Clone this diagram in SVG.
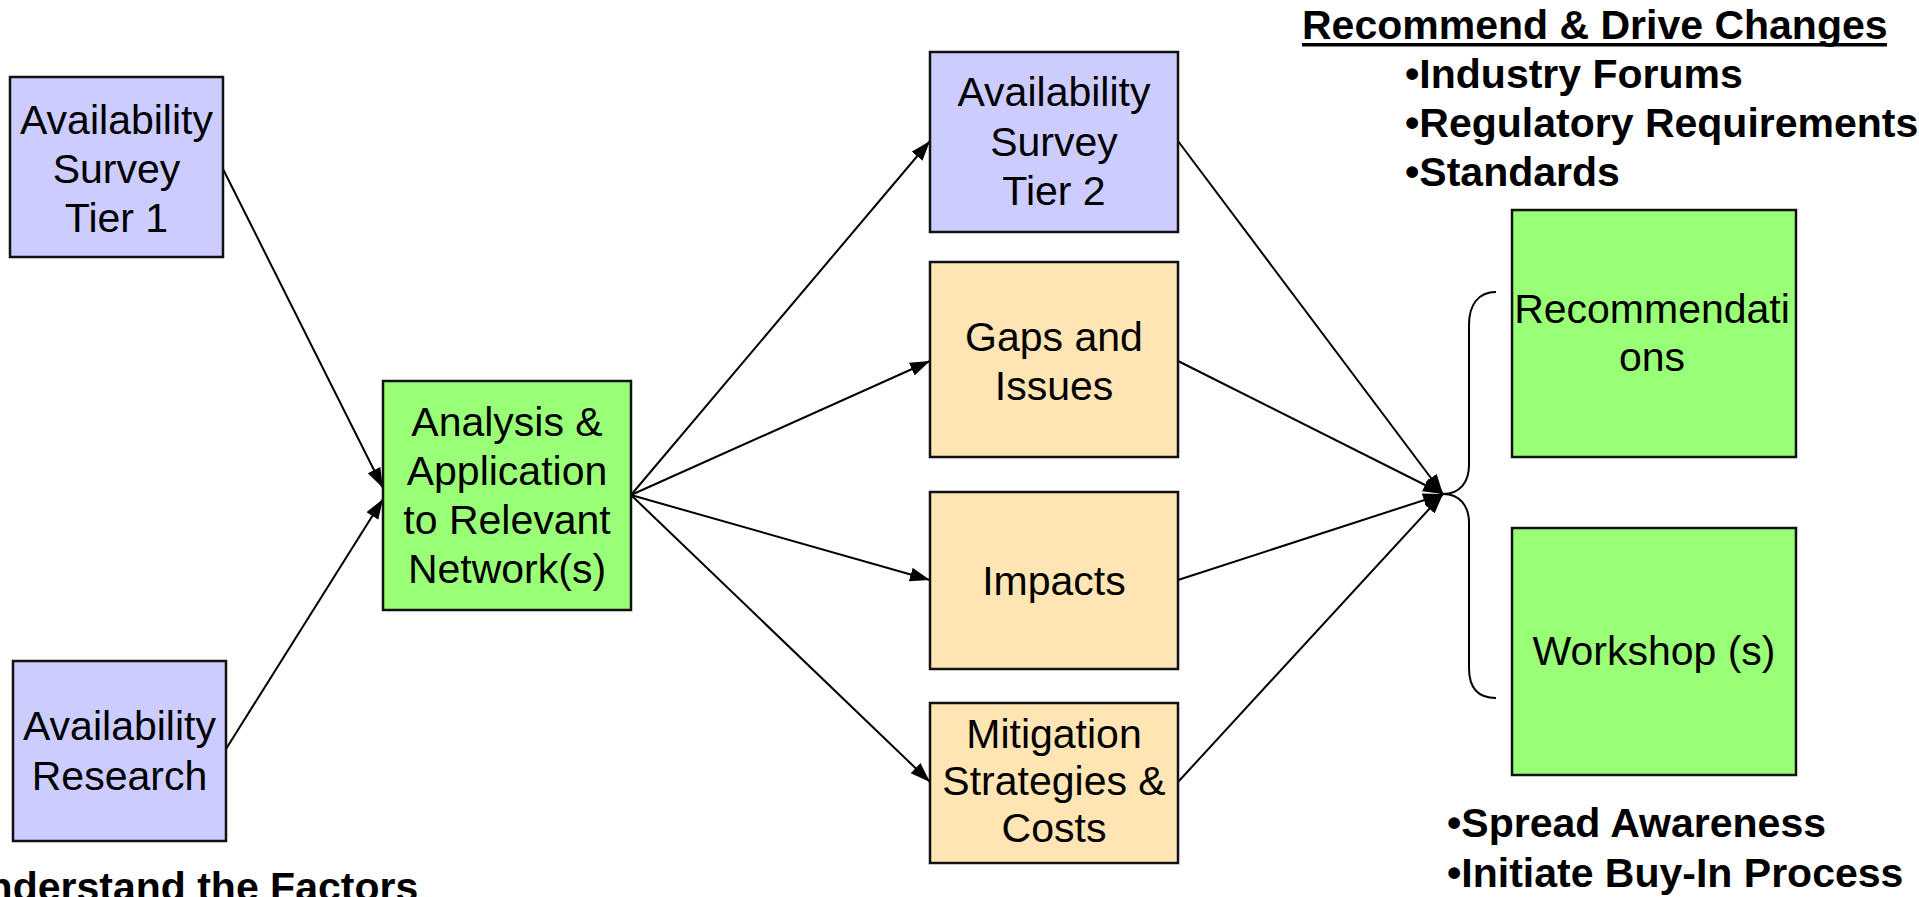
<svg xmlns="http://www.w3.org/2000/svg" width="1919" height="897" viewBox="0 0 1919 897">
<style>
.box{stroke:#111;stroke-width:2.5}
.blue{fill:#CCCCFF}
.green{fill:#99FF77}
.peach{fill:#FFE5B3}
.t{font-family:"Liberation Sans",Arial,sans-serif;font-size:41px;fill:#000;text-anchor:middle}
.b{font-family:"Liberation Sans",Arial,sans-serif;font-size:41px;font-weight:bold;fill:#000}
.c{stroke:#000;stroke-width:2;fill:none}
</style>
<defs>
<marker id="ah" markerUnits="userSpaceOnUse" markerWidth="22" markerHeight="16" refX="20" refY="7" orient="auto">
<path d="M0,0 L20,7 L0,14 z" fill="#000"/>
</marker>
</defs>
<rect width="1919" height="897" fill="#fff"/>
<g id="connectors">
<line class="c" x1="223" y1="169" x2="383" y2="488" marker-end="url(#ah)"/>
<line class="c" x1="226" y1="749" x2="383" y2="499" marker-end="url(#ah)"/>
<line class="c" x1="631" y1="495" x2="930" y2="141" marker-end="url(#ah)"/>
<line class="c" x1="631" y1="495" x2="930" y2="361" marker-end="url(#ah)"/>
<line class="c" x1="631" y1="495" x2="930" y2="580" marker-end="url(#ah)"/>
<line class="c" x1="631" y1="495" x2="930" y2="782" marker-end="url(#ah)"/>
<line class="c" x1="1178" y1="141" x2="1443" y2="494" marker-end="url(#ah)"/>
<line class="c" x1="1178" y1="361" x2="1443" y2="494" marker-end="url(#ah)"/>
<line class="c" x1="1178" y1="580" x2="1443" y2="494" marker-end="url(#ah)"/>
<line class="c" x1="1178" y1="782" x2="1443" y2="494" marker-end="url(#ah)"/>
<path class="c" d="M1496,292 C1478,292 1469,305 1469,325 L1469,465 C1469,482 1460,494 1443,494 C1460,494 1469,506 1469,523 L1469,668 C1469,688 1478,698 1496,698"/>
</g>
<g id="tier1">
<rect class="box blue" x="10" y="77" width="213" height="180"/>
<text class="t" x="116.5" y="134">Availability</text>
<text class="t" x="116.5" y="183">Survey</text>
<text class="t" x="116.5" y="232">Tier 1</text>
</g>
<g id="research">
<rect class="box blue" x="13" y="661" width="213" height="180"/>
<text class="t" x="119.5" y="740">Availability</text>
<text class="t" x="119.5" y="790">Research</text>
</g>
<g id="analysis">
<rect class="box green" x="383" y="381" width="248" height="229"/>
<text class="t" x="507" y="436">Analysis &amp;</text>
<text class="t" x="507" y="485">Application</text>
<text class="t" x="507" y="534">to Relevant</text>
<text class="t" x="507" y="583">Network(s)</text>
</g>
<g id="tier2">
<rect class="box blue" x="930" y="52" width="248" height="180"/>
<text class="t" x="1054" y="106">Availability</text>
<text class="t" x="1054" y="156">Survey</text>
<text class="t" x="1054" y="205">Tier 2</text>
</g>
<g id="gaps">
<rect class="box peach" x="930" y="262" width="248" height="195"/>
<text class="t" x="1054" y="351">Gaps and</text>
<text class="t" x="1054" y="400">Issues</text>
</g>
<g id="impacts">
<rect class="box peach" x="930" y="492" width="248" height="177"/>
<text class="t" x="1054" y="595">Impacts</text>
</g>
<g id="mitigation">
<rect class="box peach" x="930" y="703" width="248" height="160"/>
<text class="t" x="1054" y="748">Mitigation</text>
<text class="t" x="1054" y="795">Strategies &amp;</text>
<text class="t" x="1054" y="842">Costs</text>
</g>
<g id="recommendations">
<rect class="box green" x="1512" y="210" width="284" height="247"/>
<text class="t" x="1652" y="323">Recommendati</text>
<text class="t" x="1652" y="371">ons</text>
</g>
<g id="workshop">
<rect class="box green" x="1512" y="528" width="284" height="247"/>
<text class="t" x="1654" y="665">Workshop (s)</text>
</g>
<g id="labels">
<text class="b" x="1302" y="39">Recommend &amp; Drive Changes</text>
<rect x="1302" y="43" width="585" height="3.5" fill="#000"/>
<text class="b" x="1405" y="88">•Industry Forums</text>
<text class="b" x="1405" y="137">•Regulatory Requirements</text>
<text class="b" x="1405" y="186">•Standards</text>
<text class="b" x="1447" y="837">•Spread Awareness</text>
<text class="b" x="1447" y="887">•Initiate Buy-In Process</text>
<text class="b" x="-42" y="901">Understand the Factors</text>
</g>
</svg>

TASK DIRECTIONS
Print out the material word for word, omitting the pictures.

RESPONSE TO THIS TASK
Clone this diagram in SVG.
<svg xmlns="http://www.w3.org/2000/svg" width="1919" height="897" viewBox="0 0 1919 897">
<style>
.box{stroke:#111;stroke-width:2.5}
.blue{fill:#CCCCFF}
.green{fill:#99FF77}
.peach{fill:#FFE5B3}
.t{font-family:"Liberation Sans",Arial,sans-serif;font-size:41px;fill:#000;text-anchor:middle}
.b{font-family:"Liberation Sans",Arial,sans-serif;font-size:41px;font-weight:bold;fill:#000}
.c{stroke:#000;stroke-width:2;fill:none}
</style>
<defs>
<marker id="ah" markerUnits="userSpaceOnUse" markerWidth="22" markerHeight="16" refX="20" refY="7" orient="auto">
<path d="M0,0 L20,7 L0,14 z" fill="#000"/>
</marker>
</defs>
<rect width="1919" height="897" fill="#fff"/>
<g id="connectors">
<line class="c" x1="223" y1="169" x2="383" y2="488" marker-end="url(#ah)"/>
<line class="c" x1="226" y1="749" x2="383" y2="499" marker-end="url(#ah)"/>
<line class="c" x1="631" y1="495" x2="930" y2="141" marker-end="url(#ah)"/>
<line class="c" x1="631" y1="495" x2="930" y2="361" marker-end="url(#ah)"/>
<line class="c" x1="631" y1="495" x2="930" y2="580" marker-end="url(#ah)"/>
<line class="c" x1="631" y1="495" x2="930" y2="782" marker-end="url(#ah)"/>
<line class="c" x1="1178" y1="141" x2="1443" y2="494" marker-end="url(#ah)"/>
<line class="c" x1="1178" y1="361" x2="1443" y2="494" marker-end="url(#ah)"/>
<line class="c" x1="1178" y1="580" x2="1443" y2="494" marker-end="url(#ah)"/>
<line class="c" x1="1178" y1="782" x2="1443" y2="494" marker-end="url(#ah)"/>
<path class="c" d="M1496,292 C1478,292 1469,305 1469,325 L1469,465 C1469,482 1460,494 1443,494 C1460,494 1469,506 1469,523 L1469,668 C1469,688 1478,698 1496,698"/>
</g>
<g id="tier1">
<rect class="box blue" x="10" y="77" width="213" height="180"/>
<text class="t" x="116.5" y="134">Availability</text>
<text class="t" x="116.5" y="183">Survey</text>
<text class="t" x="116.5" y="232">Tier 1</text>
</g>
<g id="research">
<rect class="box blue" x="13" y="661" width="213" height="180"/>
<text class="t" x="119.5" y="740">Availability</text>
<text class="t" x="119.5" y="790">Research</text>
</g>
<g id="analysis">
<rect class="box green" x="383" y="381" width="248" height="229"/>
<text class="t" x="507" y="436">Analysis &amp;</text>
<text class="t" x="507" y="485">Application</text>
<text class="t" x="507" y="534">to Relevant</text>
<text class="t" x="507" y="583">Network(s)</text>
</g>
<g id="tier2">
<rect class="box blue" x="930" y="52" width="248" height="180"/>
<text class="t" x="1054" y="106">Availability</text>
<text class="t" x="1054" y="156">Survey</text>
<text class="t" x="1054" y="205">Tier 2</text>
</g>
<g id="gaps">
<rect class="box peach" x="930" y="262" width="248" height="195"/>
<text class="t" x="1054" y="351">Gaps and</text>
<text class="t" x="1054" y="400">Issues</text>
</g>
<g id="impacts">
<rect class="box peach" x="930" y="492" width="248" height="177"/>
<text class="t" x="1054" y="595">Impacts</text>
</g>
<g id="mitigation">
<rect class="box peach" x="930" y="703" width="248" height="160"/>
<text class="t" x="1054" y="748">Mitigation</text>
<text class="t" x="1054" y="795">Strategies &amp;</text>
<text class="t" x="1054" y="842">Costs</text>
</g>
<g id="recommendations">
<rect class="box green" x="1512" y="210" width="284" height="247"/>
<text class="t" x="1652" y="323">Recommendati</text>
<text class="t" x="1652" y="371">ons</text>
</g>
<g id="workshop">
<rect class="box green" x="1512" y="528" width="284" height="247"/>
<text class="t" x="1654" y="665">Workshop (s)</text>
</g>
<g id="labels">
<text class="b" x="1302" y="39">Recommend &amp; Drive Changes</text>
<rect x="1302" y="43" width="585" height="3.5" fill="#000"/>
<text class="b" x="1405" y="88">•Industry Forums</text>
<text class="b" x="1405" y="137">•Regulatory Requirements</text>
<text class="b" x="1405" y="186">•Standards</text>
<text class="b" x="1447" y="837">•Spread Awareness</text>
<text class="b" x="1447" y="887">•Initiate Buy-In Process</text>
<text class="b" x="-42" y="901">Understand the Factors</text>
</g>
</svg>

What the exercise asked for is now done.